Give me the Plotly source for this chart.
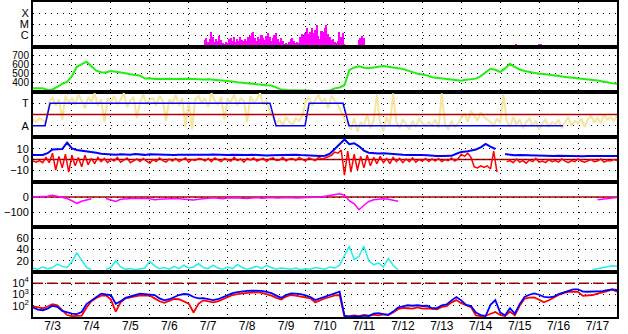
import pandas as pd
import plotly.graph_objects as go
from plotly.subplots import make_subplots

start = pd.Timestamp("2012-07-03 00:00")
end = pd.Timestamp("2012-07-18 00:00")
t3 = pd.date_range(start, periods=121, freq="3h")   # 3-hourly time index
t2 = pd.date_range(start, periods=181, freq="2h")   # 2-hourly time index

# ---- Panel 1: GOES X-ray flux (W/m^2), hourly ----
xray_hours = list(range(106, 193)) + [201, 202, 203, 204, 298, 299, 312, 313]
xray_flux = [
    3.5e-7, 5e-7, 2.5e-7, 4e-7, 1.8e-6, 6e-7, 2.5e-7, 4.5e-7, 3e-7, 8e-7,
    3.5e-7, 2e-7, 1.5e-7, 2.5e-7, 1.8e-7, 4e-7, 5.5e-7, 3e-7, 6e-7, 2.5e-7,
    4e-7, 3e-7, 7e-7, 3.5e-7, 2.8e-7, 4.5e-7, 3e-7, 6e-7, 9e-7, 1.6e-6,
    1.8e-6, 5e-7, 3e-7, 7e-7, 4e-7, 1e-6, 5e-7, 3.5e-7, 8e-7, 1.6e-6,
    6e-7, 3e-7, 5e-7, 1e-6, 1.5e-6, 4e-7, 2.5e-7, 5.5e-7, 3e-7, 1.5e-7,
    2e-7, 1.4e-7, 2.5e-7, 4e-7, 5e-7, 3e-7, 2e-7, 2.5e-7, 1.8e-7, 6e-7,
    1.2e-6, 8e-7, 1.5e-6, 4.3e-6, 1.2e-6, 2e-6, 4.5e-6, 1.5e-6, 3e-6, 7.5e-6,
    8e-7, 4e-7, 2.5e-6, 1.8e-6, 4e-6, 8e-6, 1.2e-6, 6e-7, 3.5e-7, 4.5e-7,
    2.5e-7, 1.8e-7, 3e-7, 1.8e-6, 6e-7, 1.5e-6, 1.6e-7,
    3.5e-7, 5e-7, 9e-7, 5e-7, 1.4e-7, 1.3e-7, 1.4e-7, 1.5e-7,
]
xray_times = [start + pd.Timedelta(hours=h) for h in xray_hours]

# ---- Panel 2: solar wind speed (km/s), 3-hourly ----
speed = [
    335, 333, 336, 318, 322, 352, 385, 405, 470, 572,
    600, 628, 578, 530, 513, 510, 525, 520, 512, 502,
    490, 483, 475, 443, 445, 437, 440, 436, 440, 438,
    440, 442, 440, 437, 433, 432, 436, 432, 428, 424,
    416, 410, 402, 396, 386, 380, 376, 373, 370, 366,
    342, 322, 318, 318, 312, 310, 312, 310, 306, 305,
    308, 312, 335, 345, 370, 535, 565, 578, 562, 556,
    562, 575, 582, 572, 565, 560, 548, 530, 512, 496,
    488, 478, 458, 452, 446, 440, 434, 426, 420, 430,
    437, 442, 470, 515, 550, 540, 515, 555, 605, 570,
    543, 526, 515, 503, 497, 492, 488, 482, 472, 462,
    455, 450, 445, 440, 435, 428, 422, 410, 400, 392,
    385,
]

# ---- Panel 3: IMF phi angle (deg), 2-hourly, and sector polarity ----
phi = [
    140, 120, 150, 130, 115,
    280, 320, 250, 300, 140, 330, 270, 310,
    260, 340, 290, 230, 320, 280, 350, 250, 300, 120, 310, 270,
    330, 260, 300, 350, 240, 290, 320, 150, 280, 340, 260, 300,
    310, 250, 330, 290, 130, 300, 270, 340, 250, 310, 80, 290,
    60, 300, 330, 270, 310, 240, 350, 290, 260, 320, 140, 300,
    280, 340, 250, 310, 290, 120, 330, 270, 300, 350, 260, 290,
    200, 150,
    110, 140, 90, 160, 120, 100, 150, 130, 170,
    280, 320, 250, 300, 340, 270, 310, 230, 330, 290, 260,
    200, 140,
    100, 60, 150, 40, 120, 90, 180, 70, 130, 340, 110, 50, 160,
    90, 350, 120, 70, 140, 100, 60, 130, 80, 150, 110, 90,
    120, 90, 140, 70, 350, 100, 60, 130, 80, 110,
    150, 190, 120, 210, 170, 130, 200, 160, 140,
    120, 90, 150, 110, 340, 130, 80, 160, 100, 140,
    70, 120, 150, 90, 130, 60, 110, 140, 80, 120,
    100, 140, 70, 120, 160, 90, 130, 110, 150, 80,
    140, 170, 120, 150, 110, 180, 140, 160, 130, 170,
]
sector_times = ["2012-07-03 00:00", "2012-07-03 07:24", "2012-07-03 10:30",
                "2012-07-09 02:06", "2012-07-09 05:48", "2012-07-09 23:42",
                "2012-07-10 02:12", "2012-07-10 23:06", "2012-07-11 02:48",
                "2012-07-16 14:42"]
sector_vals = [90, 90, 270, 270, 90, 90, 270, 270, 90, 90]

# ---- Panel 4: IMF Bt (3-hourly) and Bz (2-hourly), nT ----
bt = [
    4.3, 4.5, 4.3, 6, 9.5, 9.8, 10, 16, 10.5, 9,
    8.5, 7.5, 7, 6.5, 5.5, 5, 5, 4.5, 5, 4.8,
    4.5, 5.2, 4.6, 4.4, 5, 4.8, 4.5, 4.6, 4.8, 4.3,
    4.5, 4.4, 4.6, 4.2, 4.5, 4.2, 4.6, 4.8, 4.4, 4.1,
    4.3, 4.5, 4.2, 4.0, 4.3, 4.6, 4.2, 4.0, 3.8, 4.1,
    4.3, 4.5, 4.8, 4.4, 4.6, 4.2, 3.8, 3.5, 3.2, 3.3,
    3.6, 5.5, 10, 15, 19, 14.5, 15.5, 12.5, 8.5, 6.5,
    6, 5.8, 6, 5.5, 5.7, 5.2, 4.5, 4.3, 4.5, 4.2,
    4.3, 4.0, 3.4, 3.3, 3.4, 3.2, 3.5, 5.5, 7.2, 7.5,
    8.3, 9.5, 11.6, 14.8, 12.2, 10, None, 5.2, 4.5, 4.0,
    4.2, 4.0, 3.8, 4.0, 3.6, 3.4, 3.5, 3.3, 3.6, 3.4,
    3.3, 3.5, 3.4, 3.2, 3.4, 3.5, 3.3, 3.4, 3.2, 3.3,
    3.4,
]
bz = [
    -1.5, -2.5, -1.0, -3.0,
    2.0, -3.0, 6.0, -10.0, 3.0, -8.0, 5.0, -12.0, 4.0, -6.0, 2.0, -7.0, 4.0, -5.0, 1.0, -4.0, 2.0,
    -2, 1, -3, 0.5, -1.5, 2, -2.5, -0.5, 1.5, -3,
    -1, 0.5, -2, 1, -1.5, -3.5, 0, -2, 1.5, -1,
    -2.5, 0.5, -1.5, 1, -2, -0.5, 1.5, -2.5, 0, -1,
    1,
    0.5, -1.5, 1, -2, 1.5, -0.5, -2, 1, 0, -1.5,
    2, -1, 0.5, -2.5, 1, -0.5, 1.5, -1.5, 0, 1,
    -2, 0.5, 1.5, -1, -0.5, 2, -1.5, 0.5, 1, -1,
    2, 0, -1.5, 1.5, 0.5, -1, 2, 0.5, 1.5, 2.5,
    4, 7, 6, 9, -15, 8, -12, 5, -10, 3, -8,
    4, -6, 2, -4, 3, -3, 1, -4, 2, -2, 1, -3, 0.5, -2, 1.5, -2.5, 0, -1.5, 1, -2,
    0.5, -1.5, 1, -2, 0, -1, 1.5, -1.5, 0.5,
    5, 3, 6, 2, -7, -8, -6, -7.5, -6, -9, 8, -12, None, None,
    -2, -1, -3, 0.5, -2.5, -1, -3.5, -0.5, -2, 1,
    -2.5, -1.5, -3, 0, -2, -1, -2.5, 0.5, -1.5, -3,
    -1, -2, 0.5, -1.5, -2.5, -1, 0, -2, -1.5, 0.5,
    -2.5, -1, -1.5, 0, -1,
]

# ---- Panel 5: Dst (nT), 3-hourly ----
dst = [
    0, 2, 0, 5, 12, 5, -5, -10, -25, -42,
    -28, -22, -12, None, None, -10, -20, -30, -15, -12,
    -10, -8, -10, -8, -12, -18, -15, -12, -8, -10,
    -12, -15, -18, -20, -15, -10, -8, -5, -8, -12,
    -6, -3, -5, -8, -10, -6, -4, -8, -5, -3,
    -6, -4, -5, -4, -6, -5, -3, -4, -2, 0,
    5, 10, 15, 22, 12, -25, -45, -85, -55, -30,
    -18, -14, -12, -15, -22, -28, None, None, None, None,
    None, None, None, None, None, None, None, None, None, None,
    None, None, None, None, None, None, None, None, None, None,
    None, None, None, None, None, None, None, None, None, None,
    None, None, None, None, None, None, -18, -15, -12, -8,
    -4,
]

# ---- Panel 6: 3-hourly index (cyan) ----
cyan_vals = [
    7, 5, 9, 6, 8, 14, 10, 8, 18, 34,
    21, 8, 4, None, None, 5, 8, 20, 9, 5,
    6, 4, 5, 7, 19, 11, 6, 8, 5, 10,
    6, 12, 7, 9, 15, 8, 6, 12, 7, 5,
    9, 6, 13, 8, 5, 7, 10, 6, 12, 8,
    5, 7, 6, 5, 7, 4, 6, 5, 8, 6,
    5, 9, 7, 12, 30, 46, 22, 28, 46, 20,
    13, 16, 9, 24, 12, 4, None, None, None, None,
    None, None, None, None, None, None, None, None, None, None,
    None, None, None, None, None, None, None, None, None, None,
    None, None, None, None, None, None, None, None, None, None,
    None, None, None, None, None, 4, 6, 7, 9, 11,
    10,
]

# ---- Panel 7: electron flux, two channels, 3-hourly ----
elec_red = [
    90, 70, 60, 85, 140, 110, 40, 15, 12, 12,
    13, 70, 250, 500, 800, 850, 350, 30, 200, 450,
    550, 700, 850, 800, 800, 450, 250, 180, 250, 400,
    380, 250, 150, 25, 150, 300, 250, 200, 250, 380,
    600, 900, 1100, 1300, 1400, 1500, 1600, 1400, 1100, 800,
    500, 350, 650, 900, 800, 650, 550, 450, 200, 310,
    460, 600, 850, 900, 11, 12, 14, 12, 15, 13,
    16, 14, 17, 15, 25, 50, 65, 60, 55, 70,
    55, 60, 50, 48, 80, 90, 200, 320, 170, 110,
    75, 14, 12, 13, 18, 28, 15, 12, 30, 14,
    100, 420, 520, 560, 340, 200, 310, 560, 900, 1300,
    1700, 1780, 1700, 750, 850, 900, 1200, 1450, 2000, 2800,
    1800,
]
elec_blue = [
    70, 45, 40, 55, 100, 80, 35, 25, 20, 18,
    28, 140, 300, 650, 1200, 1000, 900, 150, 250, 500,
    700, 1000, 1200, 1100, 1000, 900, 450, 300, 380, 600,
    900, 1100, 1000, 600, 450, 480, 400, 320, 380, 600,
    900, 1300, 1600, 1900, 2100, 2200, 2300, 2100, 1700, 1300,
    800, 500, 900, 1250, 1200, 1100, 850, 600, 320, 460,
    640, 880, 1250, 1750, 13, 11, 12, 11, 13, 12,
    20, 22, 18, 16, 30, 70, 90, 110, 100, 110,
    95, 100, 60, 62, 110, 130, 300, 600, 300, 120,
    95, 25, 15, 12, 120, 320, 25, 14, 60, 20,
    140, 600, 950, 1250, 950, 620, 560, 640, 1100, 1500,
    1800, 2800, 2900, 1800, 1750, 1800, 1800, 2000, 2500, 2900,
    2500,
]

DARKRED = "#B00000"
GRID_DASH = "1px,5px"

fig = make_subplots(rows=7, cols=1, shared_xaxes=True, vertical_spacing=0)

fig.add_trace(go.Bar(x=xray_times, y=xray_flux, width=3600000,
                     marker=dict(color="#FF00FF", line=dict(width=0))), row=1, col=1)
fig.add_trace(go.Scatter(x=t3, y=speed, mode="lines",
                         line=dict(color="#22EE11", width=2)), row=2, col=1)
fig.add_trace(go.Scatter(x=t2, y=phi, mode="lines",
                         line=dict(color="#F8E49A", width=2)), row=3, col=1)
fig.add_trace(go.Scatter(x=sector_times, y=sector_vals, mode="lines",
                         line=dict(color="#0000FF", width=1.5)), row=3, col=1)
fig.add_trace(go.Scatter(x=t3, y=bt, mode="lines",
                         line=dict(color="#0000FF", width=2)), row=4, col=1)
fig.add_trace(go.Scatter(x=t2, y=bz, mode="lines",
                         line=dict(color="#FF0000", width=1.5)), row=4, col=1)
fig.add_trace(go.Scatter(x=t3, y=dst, mode="lines",
                         line=dict(color="#FF00FF", width=1.5)), row=5, col=1)
fig.add_trace(go.Scatter(x=t3, y=cyan_vals, mode="lines",
                         line=dict(color="#22EEEE", width=1.5)), row=6, col=1)
fig.add_trace(go.Scatter(x=t3, y=elec_red, mode="lines",
                         line=dict(color="#FF0000", width=1.8)), row=7, col=1)
fig.add_trace(go.Scatter(x=t3, y=elec_blue, mode="lines",
                         line=dict(color="#0000FF", width=1.8)), row=7, col=1)

fig.add_hline(y=180, line=dict(color=DARKRED, width=1.5), row=3, col=1)
fig.add_hline(y=0, line=dict(color=DARKRED, width=1.5), layer="below", row=4, col=1)
fig.add_hline(y=0, line=dict(color=DARKRED, width=1.5), layer="below", row=5, col=1)
fig.add_hline(y=10000, line=dict(color=DARKRED, width=1.5, dash="10px,4px"),
              layer="below", row=7, col=1)

fig.update_layout(
    template="none",
    width=628, height=334,
    margin=dict(l=33, r=11, t=2, b=17),
    paper_bgcolor="white", plot_bgcolor="white",
    showlegend=False, bargap=0,
    font=dict(family="Liberation Sans, Arial, sans-serif", size=11, color="black"),
)

fig.update_xaxes(
    range=[start, end], type="date",
    showline=True, linecolor="black", linewidth=2, mirror=True,
    showgrid=True, gridcolor="black", gridwidth=1, griddash=GRID_DASH,
    dtick=86400000, tick0=start, ticks="", ticklabelmode="period",
    tickformat="%-m/%-d", tickfont=dict(size=12, color="black"),
    ticklabelstandoff=-3,
    zeroline=False, automargin=False,
)
fig.update_yaxes(
    showline=True, linecolor="black", linewidth=2, mirror=True,
    showgrid=True, gridcolor="black", gridwidth=1, griddash=GRID_DASH,
    ticks="", zeroline=False, automargin=False,
    tickfont=dict(size=11, color="black"),
)

fig.update_yaxes(type="log", range=[-7.1, -2.97], tickmode="array",
                 tickvals=[1e-6, 1e-5, 1e-4], ticktext=["C", "M", "X"], row=1, col=1)
fig.update_yaxes(range=[295, 790], tickmode="array",
                 tickvals=[400, 500, 600, 700], tickfont=dict(size=10),
                 row=2, col=1)
fig.update_yaxes(range=[0, 360], tickmode="array",
                 tickvals=[90, 270], ticktext=["A", "T"], row=3, col=1)
fig.update_yaxes(range=[-21.4, 21.4], tickmode="array",
                 tickvals=[-10, 0, 10], row=4, col=1)
fig.update_yaxes(range=[-200, 100], tickmode="array",
                 tickvals=[-100, 0], row=5, col=1)
fig.update_yaxes(range=[0, 80], tickmode="array",
                 tickvals=[20, 40, 60], row=6, col=1)
fig.update_yaxes(type="log", range=[1, 5], tickmode="array",
                 tickvals=[100, 1000, 10000],
                 ticktext=["10<sup>2</sup>", "10<sup>3</sup>", "10<sup>4</sup>"],
                 row=7, col=1)

fig.write_html("out.html")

=-=-=-=-=

Task objective: Repeat only the lines between the start of the data and the line with "2-hourly time index", including those two lines, and skip the pictures.

Task solution:
Give me the Plotly source for this chart.
import pandas as pd
import plotly.graph_objects as go
from plotly.subplots import make_subplots

start = pd.Timestamp("2012-07-03 00:00")
end = pd.Timestamp("2012-07-18 00:00")
t3 = pd.date_range(start, periods=121, freq="3h")   # 3-hourly time index
t2 = pd.date_range(start, periods=181, freq="2h")   # 2-hourly time index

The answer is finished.